Last spring, when Indiana adopted a Religious Freedom Restoration Act that allowed business owners to decline participation in same-sex weddings on religious grounds, the NCAA threatened to move a future NCAA men’s Final Four from Indianapolis, according to media reports. Amid pressure from the NCAA and other groups, the state adopted a “fix” to the bill excluding business owners from the religious liberty protections.

Mohler predicted, “The stage is now set for every meeting of the NCAA’s governing body to be an arena for conflict over this issue until the NCAA finally succumbs to this pressure. The question is, quite honestly, whether that’s sooner or later. In all likelihood, it’s going to be sooner.”

Steve McConkey, president of the sports-based ministry 4 WINDS Christian Athletics, predicted in a news release that “Christian universities under the NCAA will now be under attack.”

The NCAA, McConkey said, “is full of politically correct individuals that have caved in to the homosexual agenda in the past. Instead of standing up for the majority of athletes who oppose homosexuality, they could follow the politically correct road and come against Christian universities.”

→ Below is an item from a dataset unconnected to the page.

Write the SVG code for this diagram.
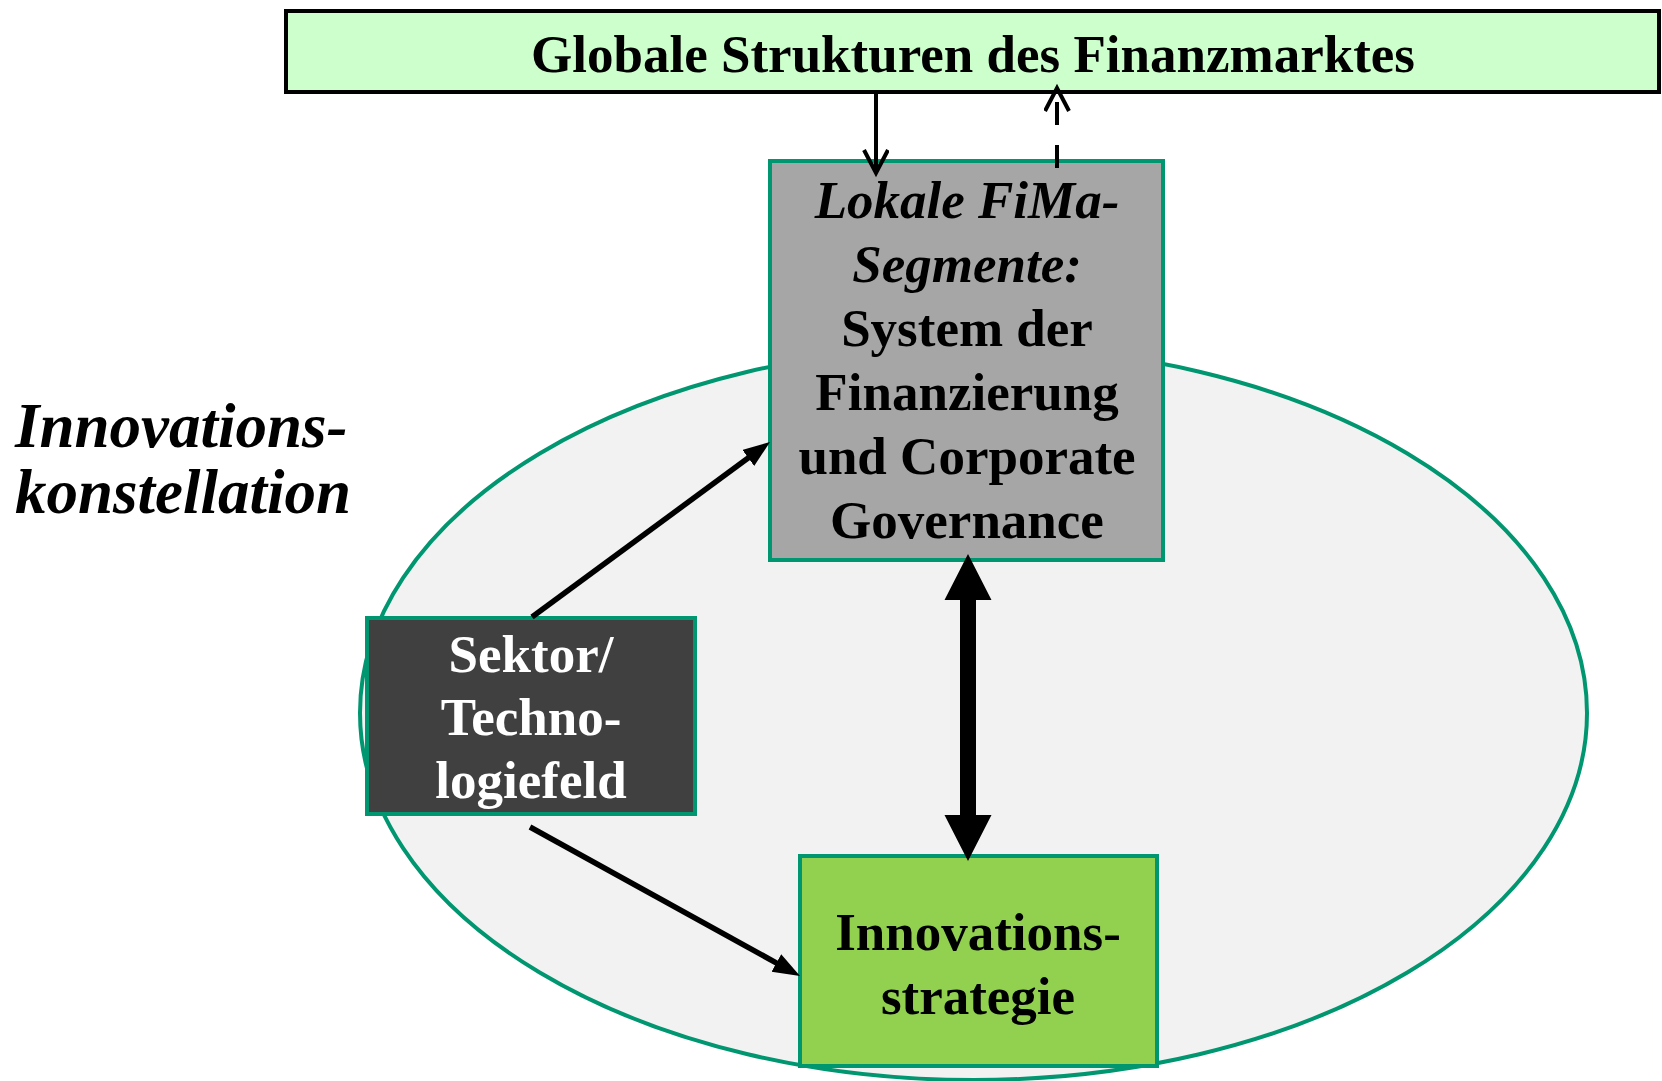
<svg xmlns="http://www.w3.org/2000/svg" width="1662" height="1081" viewBox="0 0 1662 1081">
<style>
text{font-family:"Liberation Serif","Times New Roman",serif;font-weight:bold;font-size:53px;text-anchor:middle;fill:#000}
.it{font-style:italic}
.node{stroke:#009670;stroke-width:4}
.conn{stroke:#000;fill:none}
</style>
<defs>
<marker id="tri" markerUnits="userSpaceOnUse" markerWidth="28" markerHeight="22" refX="7" refY="10" orient="auto">
<path d="M0,0 L27,10 L0,20 z" fill="#000"/>
</marker>
<marker id="vee" markerUnits="userSpaceOnUse" markerWidth="30" markerHeight="30" refX="24" refY="13" orient="auto">
<path d="M1,1 L24,13 L1,25" fill="none" stroke="#000" stroke-width="4" stroke-linejoin="miter"/>
</marker>
</defs>
<rect width="1662" height="1081" fill="#fff"/>
<ellipse id="constellation" cx="973.5" cy="713" rx="613.5" ry="367" fill="#f2f2f2" stroke="#009670" stroke-width="4"/>
<g id="label-innovationskonstellation">
<text class="it" x="15" y="447" style="text-anchor:start;font-size:63px">Innovations-</text>
<text class="it" x="15" y="513" style="text-anchor:start;font-size:63px">konstellation</text>
</g>
<g id="global">
<rect x="286" y="11" width="1373" height="81" fill="#ccffcc" stroke="#000" stroke-width="4"/>
<text x="973" y="72">Globale Strukturen des Finanzmarktes</text>
</g>
<g id="fima">
<rect class="node" x="770" y="161" width="393" height="399" fill="#a6a6a6"/>
<text class="it" x="967" y="218">Lokale FiMa-</text>
<text class="it" x="967" y="282">Segmente:</text>
<text x="967" y="346">System der</text>
<text x="967" y="410">Finanzierung</text>
<text x="967" y="474">und Corporate</text>
<text x="967" y="538">Governance</text>
</g>
<g id="sektor">
<rect class="node" x="367" y="618" width="328" height="196" fill="#404040"/>
<text x="531" y="672" style="fill:#fff">Sektor/</text>
<text x="531" y="735" style="fill:#fff">Techno-</text>
<text x="531" y="798" style="fill:#fff">logiefeld</text>
</g>
<g id="strategie">
<rect class="node" x="800" y="856" width="357" height="210" fill="#92d050"/>
<text x="978" y="950">Innovations-</text>
<text x="978" y="1014">strategie</text>
</g>
<g id="connectors">
<line class="conn" x1="876" y1="93" x2="876" y2="173" stroke-width="4" marker-end="url(#vee)"/>
<line class="conn" x1="1057" y1="168" x2="1057" y2="88" stroke-width="4" stroke-dasharray="23 20" marker-end="url(#vee)"/>
<line class="conn" x1="532" y1="617" x2="753.9" y2="453.8" stroke-width="5.5" marker-end="url(#tri)"/>
<line class="conn" x1="530" y1="827" x2="782.5" y2="966.3" stroke-width="5.5" marker-end="url(#tri)"/>
<path d="M968,554 L991.5,600 L976,600 L976,815 L991.5,815 L968,861 L944.5,815 L960,815 L960,600 L944.5,600 Z" fill="#000"/>
</g>
</svg>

An explanation of Title IX exemptions on the Department of Education website states, “An institution that is controlled by a religious organization is exempt from those sections of the Title IX regulations that are inconsistent with religious tenets of the organization. An educational institution which wishes to claim the exemption may do so by submitting in writing to the Assistant Secretary a statement by the highest ranking official of the institution, identifying the religious organization that controls the educational institution and the provisions of this part which conflict with a specific tenet of the religious organization.”